Because of this, it’s difficult for the Communist Party to control. Take the 2011 Jasmine Revolution, for example. People of my generation or even older generations, like Wei Jinsheng’s, couldn’t have done that. From the very beginning, the Jasmine Revolution site was said to be run by a few people who were born in the ‘80s. Some people were overseas and some were in China. They began to use “loose gatherings.” They’d decide on a place and then we would go there immediately. Then they would transmit a bunch of information about fake gatherings. The Communist Party saw that and thought there were so many people opposing them. They were very scared. So they mobilized the entire country’s forces. Things were very tense that year. I came out for those, and it really was too tense. They even used some criminal measures to suppress a fake Internet revolution. That’s what the post-80s generation did. It was really impressive.

My final question is about some pressure Western countries have exerted upon China with regards to human rights issues. Do you think this pressure on human rights issues has any meaning? Or do you think, as the government would say, foreign countries have no right to talk about human rights in China? Do you think pressure from the West is meaningful or harmful?

Western countries are founded upon human rights. I’ve often said that China has experienced such a long history of dictatorship and been so oppressed by the Communist Party. It’s a great misfortune. If there were no other countries on this planet to pay attention, it would be misfortune piled upon misfortune. When Westerners talk about Hitler and Stalin, everyone knows they’re demons and how many people they killed. But when we speak about Mao Zedong and later rulers like Deng Xiaoping, foreign China scholars often seem to evaluate them differently. It’s because the dictatorship is still around. In the west, they had the 1968 protests, and many of the protesters were big fans of Mao. When Obama first took office, he put a picture of Mao on a Christmas card. Someone took a picture of it and uploaded it on China’s Internet. This really shook the Chinese Internet, that Obama didn’t even realize this. It was just a simple action of his. He used a picture of Mao in a Christmas gift. He didn’t think it was a big deal. But this was really too provocative for Chinese people.

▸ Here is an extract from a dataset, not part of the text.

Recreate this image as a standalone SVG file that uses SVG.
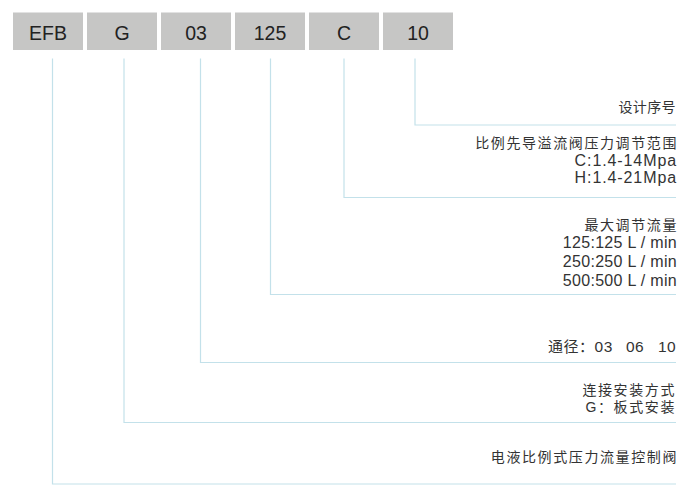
<svg xmlns="http://www.w3.org/2000/svg" width="700" height="501" viewBox="0 0 700 501">
<style>
.box{fill:#c6c6c5}
.bt{font-family:"Liberation Sans",Arial,sans-serif;font-size:19.5px;fill:#222;text-anchor:middle}
.ln{fill:none;stroke:#c3e1ea;stroke-width:1.2}
.t{font-family:"Liberation Sans","Noto Sans CJK SC",sans-serif;font-size:16px;fill:#333;text-anchor:end;letter-spacing:0.9px}
.c{font-size:14px;letter-spacing:1.6px}
.n{letter-spacing:0.3px}
</style>
<rect width="700" height="501" fill="#fff"/>
<g id="node-EFB"><rect class="box" x="13" y="12.5" width="70" height="37.5"/><text class="bt" x="48" y="39.5">EFB</text></g>
<g id="node-G"><rect class="box" x="87" y="12.5" width="70" height="37.5"/><text class="bt" x="122" y="39.5">G</text></g>
<g id="node-03"><rect class="box" x="161" y="12.5" width="70" height="37.5"/><text class="bt" x="196" y="39.5">03</text></g>
<g id="node-125"><rect class="box" x="235" y="12.5" width="70" height="37.5"/><text class="bt" x="270" y="39.5">125</text></g>
<g id="node-C"><rect class="box" x="309" y="12.5" width="70" height="37.5"/><text class="bt" x="344" y="39.5">C</text></g>
<g id="node-10"><rect class="box" x="383" y="12.5" width="70" height="37.5"/><text class="bt" x="418" y="39.5">10</text></g>
<g id="connectors">
<path class="ln" d="M415 58.5V125H676"/>
<path class="ln" d="M344 58.5V197.5H676"/>
<path class="ln" d="M270.5 58.5V294.5H676"/>
<path class="ln" d="M200.5 58.5V362.5H676"/>
<path class="ln" d="M124 58.5V422.5H676"/>
<path class="ln" d="M52.5 58.5V484H676"/>
</g>
<g id="label-10"><text class="t c" x="676" y="112" style="letter-spacing:0.4px">设计序号</text></g>
<g id="label-C">
<text class="t c" x="678" y="148">比例先导溢流阀压力调节范围</text>
<text class="t" x="677" y="166">C:1.4-14Mpa</text>
<text class="t" x="677" y="183">H:1.4-21Mpa</text>
</g>
<g id="label-125">
<text class="t c" x="678" y="230">最大调节流量</text>
<text class="t n" x="677" y="248">125:125 L / min</text>
<text class="t n" x="677" y="267">250:250 L / min</text>
<text class="t n" x="677" y="286">500:500 L / min</text>
</g>
<g id="label-03"><text class="t" x="548" y="352" style="text-anchor:start;letter-spacing:0.5px;font-size:15px">通径：<tspan style="font-size:15.5px">03 </tspan><tspan x="626" style="font-size:15.5px">06 </tspan><tspan x="658" style="font-size:15.5px">10</tspan></text></g>
<g id="label-G">
<text class="t c" x="676" y="395">连接安装方式</text>
<text class="t c" x="676" y="412">G：板式安装</text>
</g>
<g id="label-EFB"><text class="t c" x="678" y="462">电液比例式压力流量控制阀</text></g>
</svg>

It creates a double standard. I think politicians should be a bit more careful in these small matters, including Mo Yan. He said of Chairman Mao not long ago, “Mao Zedong was a great historical figure.” If Mo Yan had no connections to the West, people would just say that what he said was bullshit. But because he won the Nobel Prize, he has that label. It was a big deal. If there were no double standards for this, there would just be an understanding: Mao Zedong would be thought of the same as Stalin and Hitler, an evil despot who killed people. But Mao Zedong is understood in a more complicated framework. People are clearer on Hitler and Stalin.

Do you think that Western countries should put additional pressure on China?

They should understand China’s history better, understand what really happened and not just naively go about things in yet another negative way. I mean the negative phenomenon of “correct politics.” A congressperson goes to China and says, “I went to China and spoke about human rights!” Talking about human rights is just talking about human rights, nothing more. Nobody’s going to pay you any attention. You have to have a deep understanding of China’s history and present state. This ties into the responsibility of intellectuals. These articles have been written and Western politicians and others don’t understand them. If you remind them more often, from this perspective, if you publish more of these books about prison or books like the one Huang Wenguang wrote about Bo Xilai—these books seem to be really important. These politicians shouldn’t spend all their time just making statements and playing golf. They should make time to read some books even if it’s just one or two a year. Like books about prison in China. Maybe if they read just one or two—it wouldn’t be so terrible.

I think if they should read one or two, this book should be one of them.